[BEGIN]
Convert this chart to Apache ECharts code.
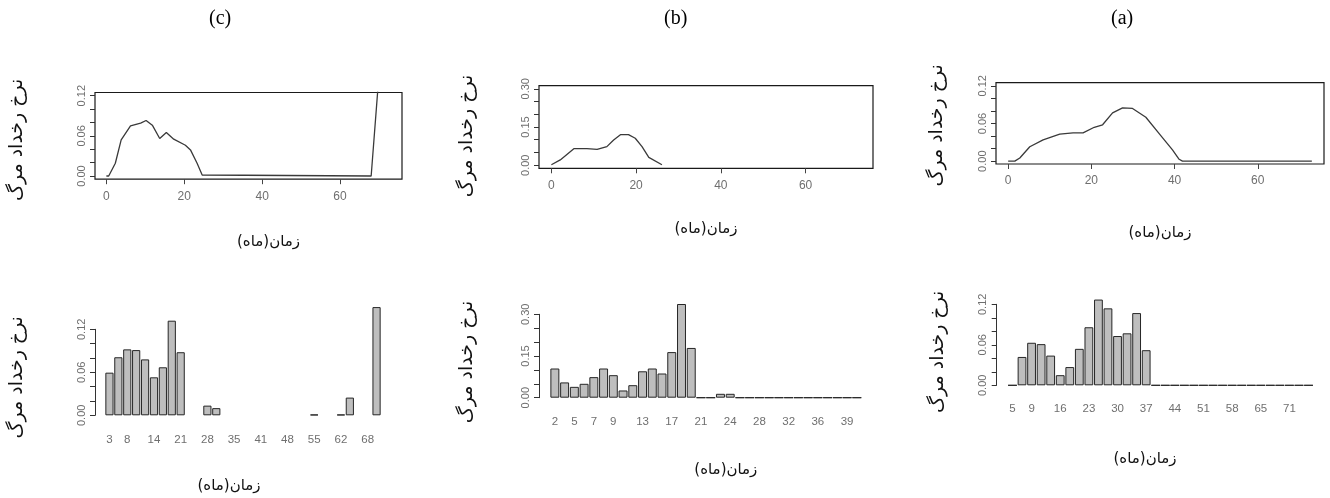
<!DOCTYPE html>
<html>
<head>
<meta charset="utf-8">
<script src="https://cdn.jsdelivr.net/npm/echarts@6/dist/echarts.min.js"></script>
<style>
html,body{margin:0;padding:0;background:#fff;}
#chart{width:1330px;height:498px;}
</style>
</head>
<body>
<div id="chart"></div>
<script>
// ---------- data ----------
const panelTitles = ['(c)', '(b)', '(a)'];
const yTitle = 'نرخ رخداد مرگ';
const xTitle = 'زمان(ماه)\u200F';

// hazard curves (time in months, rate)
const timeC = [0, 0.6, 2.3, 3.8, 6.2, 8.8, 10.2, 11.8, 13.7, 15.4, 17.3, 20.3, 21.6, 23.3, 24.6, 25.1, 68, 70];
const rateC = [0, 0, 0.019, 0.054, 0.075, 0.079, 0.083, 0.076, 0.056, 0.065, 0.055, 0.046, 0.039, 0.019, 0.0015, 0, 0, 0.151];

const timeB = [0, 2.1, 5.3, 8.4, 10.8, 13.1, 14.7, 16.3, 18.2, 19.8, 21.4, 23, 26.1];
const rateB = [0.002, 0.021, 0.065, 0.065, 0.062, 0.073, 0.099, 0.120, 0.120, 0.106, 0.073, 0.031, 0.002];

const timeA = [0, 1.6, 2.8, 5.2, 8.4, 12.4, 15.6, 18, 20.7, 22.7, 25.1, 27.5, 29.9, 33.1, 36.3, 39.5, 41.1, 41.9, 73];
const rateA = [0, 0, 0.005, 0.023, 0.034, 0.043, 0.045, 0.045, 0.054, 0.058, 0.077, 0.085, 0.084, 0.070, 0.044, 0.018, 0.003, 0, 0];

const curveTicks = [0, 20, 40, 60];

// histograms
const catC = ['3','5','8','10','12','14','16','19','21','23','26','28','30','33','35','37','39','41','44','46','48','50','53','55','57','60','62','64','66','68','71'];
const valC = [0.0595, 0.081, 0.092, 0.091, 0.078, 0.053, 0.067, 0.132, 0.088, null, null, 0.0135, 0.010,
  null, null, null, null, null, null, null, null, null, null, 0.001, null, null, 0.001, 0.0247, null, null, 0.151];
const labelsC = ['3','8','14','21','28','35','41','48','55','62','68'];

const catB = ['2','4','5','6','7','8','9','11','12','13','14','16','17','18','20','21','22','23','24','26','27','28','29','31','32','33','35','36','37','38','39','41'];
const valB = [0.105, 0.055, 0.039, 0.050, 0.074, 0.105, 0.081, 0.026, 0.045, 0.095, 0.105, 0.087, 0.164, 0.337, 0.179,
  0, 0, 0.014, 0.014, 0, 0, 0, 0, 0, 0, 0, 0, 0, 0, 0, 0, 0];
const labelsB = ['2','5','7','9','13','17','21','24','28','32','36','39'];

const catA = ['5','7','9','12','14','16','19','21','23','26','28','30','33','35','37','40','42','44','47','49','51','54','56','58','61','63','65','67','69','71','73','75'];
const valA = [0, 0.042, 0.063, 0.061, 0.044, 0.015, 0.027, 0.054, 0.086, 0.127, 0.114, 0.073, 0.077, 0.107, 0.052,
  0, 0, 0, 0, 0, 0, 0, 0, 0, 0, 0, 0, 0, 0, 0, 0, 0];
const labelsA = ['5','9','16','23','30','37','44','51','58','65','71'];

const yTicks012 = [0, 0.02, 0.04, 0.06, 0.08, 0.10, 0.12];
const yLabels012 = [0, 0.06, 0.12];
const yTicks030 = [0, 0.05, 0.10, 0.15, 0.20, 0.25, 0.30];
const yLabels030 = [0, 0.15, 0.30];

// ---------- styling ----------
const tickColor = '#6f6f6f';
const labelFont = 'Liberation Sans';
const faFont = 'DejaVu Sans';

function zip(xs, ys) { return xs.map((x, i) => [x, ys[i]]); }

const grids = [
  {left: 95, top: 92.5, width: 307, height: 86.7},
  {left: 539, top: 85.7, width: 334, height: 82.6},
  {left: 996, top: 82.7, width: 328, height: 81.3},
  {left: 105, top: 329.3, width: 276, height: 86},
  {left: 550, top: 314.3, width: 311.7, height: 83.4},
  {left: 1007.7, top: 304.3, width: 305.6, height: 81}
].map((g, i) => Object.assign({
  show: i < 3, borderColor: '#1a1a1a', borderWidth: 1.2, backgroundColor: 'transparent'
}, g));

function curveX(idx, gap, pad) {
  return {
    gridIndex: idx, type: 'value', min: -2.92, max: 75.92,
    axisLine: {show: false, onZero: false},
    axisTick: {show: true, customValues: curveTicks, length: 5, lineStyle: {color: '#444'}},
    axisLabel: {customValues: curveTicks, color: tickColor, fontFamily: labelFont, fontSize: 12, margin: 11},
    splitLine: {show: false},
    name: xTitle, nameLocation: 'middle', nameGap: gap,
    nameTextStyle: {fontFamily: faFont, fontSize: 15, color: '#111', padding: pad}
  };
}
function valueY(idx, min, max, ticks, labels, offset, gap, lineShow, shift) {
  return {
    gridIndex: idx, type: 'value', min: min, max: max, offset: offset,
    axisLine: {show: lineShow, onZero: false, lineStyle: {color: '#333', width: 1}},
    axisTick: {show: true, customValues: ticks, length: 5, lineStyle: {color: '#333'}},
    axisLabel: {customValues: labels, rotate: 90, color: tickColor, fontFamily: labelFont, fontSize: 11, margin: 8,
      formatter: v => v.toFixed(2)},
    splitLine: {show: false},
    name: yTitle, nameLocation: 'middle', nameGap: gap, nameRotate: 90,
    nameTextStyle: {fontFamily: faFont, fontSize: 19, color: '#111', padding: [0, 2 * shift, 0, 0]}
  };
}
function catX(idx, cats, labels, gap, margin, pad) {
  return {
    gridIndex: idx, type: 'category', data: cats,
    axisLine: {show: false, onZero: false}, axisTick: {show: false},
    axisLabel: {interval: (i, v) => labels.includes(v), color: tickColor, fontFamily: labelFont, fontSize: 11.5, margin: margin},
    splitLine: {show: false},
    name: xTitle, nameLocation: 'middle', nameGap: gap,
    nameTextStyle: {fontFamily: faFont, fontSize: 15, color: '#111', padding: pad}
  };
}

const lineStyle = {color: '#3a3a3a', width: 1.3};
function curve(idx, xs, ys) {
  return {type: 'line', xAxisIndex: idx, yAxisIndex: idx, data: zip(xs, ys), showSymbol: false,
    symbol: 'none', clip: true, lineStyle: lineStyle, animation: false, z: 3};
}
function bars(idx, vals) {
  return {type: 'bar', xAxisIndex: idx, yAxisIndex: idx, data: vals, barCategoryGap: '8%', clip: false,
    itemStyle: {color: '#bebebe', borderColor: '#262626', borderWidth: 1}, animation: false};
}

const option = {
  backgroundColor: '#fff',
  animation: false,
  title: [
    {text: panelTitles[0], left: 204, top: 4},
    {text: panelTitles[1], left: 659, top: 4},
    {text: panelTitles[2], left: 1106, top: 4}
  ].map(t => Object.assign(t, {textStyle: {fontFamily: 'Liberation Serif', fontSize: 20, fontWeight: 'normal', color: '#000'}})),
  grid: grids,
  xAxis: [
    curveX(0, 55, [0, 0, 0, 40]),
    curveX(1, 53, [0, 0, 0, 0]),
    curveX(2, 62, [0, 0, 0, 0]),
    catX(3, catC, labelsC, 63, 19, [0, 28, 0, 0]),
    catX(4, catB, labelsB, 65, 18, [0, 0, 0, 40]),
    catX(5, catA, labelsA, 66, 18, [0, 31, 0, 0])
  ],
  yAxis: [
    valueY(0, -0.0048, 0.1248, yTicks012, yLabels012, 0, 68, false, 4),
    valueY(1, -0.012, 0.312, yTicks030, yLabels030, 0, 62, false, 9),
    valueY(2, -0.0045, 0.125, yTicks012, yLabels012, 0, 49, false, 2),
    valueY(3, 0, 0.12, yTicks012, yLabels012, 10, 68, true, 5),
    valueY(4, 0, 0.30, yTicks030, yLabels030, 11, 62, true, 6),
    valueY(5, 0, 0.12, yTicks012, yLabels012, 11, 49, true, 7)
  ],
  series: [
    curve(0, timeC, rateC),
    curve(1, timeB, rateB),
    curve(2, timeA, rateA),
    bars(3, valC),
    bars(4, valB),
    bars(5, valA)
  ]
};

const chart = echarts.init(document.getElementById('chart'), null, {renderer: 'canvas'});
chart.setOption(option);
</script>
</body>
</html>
[END]
Task brief
Reproduce exactly the run of lines that opens the listing and closes with the line holding "const curveTicks = [0, 20, 40, 60];". Pictures are excluded.

Task answer
Convert this chart to Apache ECharts code.
<!DOCTYPE html>
<html>
<head>
<meta charset="utf-8">
<script src="https://cdn.jsdelivr.net/npm/echarts@6/dist/echarts.min.js"></script>
<style>
html,body{margin:0;padding:0;background:#fff;}
#chart{width:1330px;height:498px;}
</style>
</head>
<body>
<div id="chart"></div>
<script>
// ---------- data ----------
const panelTitles = ['(c)', '(b)', '(a)'];
const yTitle = 'نرخ رخداد مرگ';
const xTitle = 'زمان(ماه)\u200F';

// hazard curves (time in months, rate)
const timeC = [0, 0.6, 2.3, 3.8, 6.2, 8.8, 10.2, 11.8, 13.7, 15.4, 17.3, 20.3, 21.6, 23.3, 24.6, 25.1, 68, 70];
const rateC = [0, 0, 0.019, 0.054, 0.075, 0.079, 0.083, 0.076, 0.056, 0.065, 0.055, 0.046, 0.039, 0.019, 0.0015, 0, 0, 0.151];

const timeB = [0, 2.1, 5.3, 8.4, 10.8, 13.1, 14.7, 16.3, 18.2, 19.8, 21.4, 23, 26.1];
const rateB = [0.002, 0.021, 0.065, 0.065, 0.062, 0.073, 0.099, 0.120, 0.120, 0.106, 0.073, 0.031, 0.002];

const timeA = [0, 1.6, 2.8, 5.2, 8.4, 12.4, 15.6, 18, 20.7, 22.7, 25.1, 27.5, 29.9, 33.1, 36.3, 39.5, 41.1, 41.9, 73];
const rateA = [0, 0, 0.005, 0.023, 0.034, 0.043, 0.045, 0.045, 0.054, 0.058, 0.077, 0.085, 0.084, 0.070, 0.044, 0.018, 0.003, 0, 0];

const curveTicks = [0, 20, 40, 60];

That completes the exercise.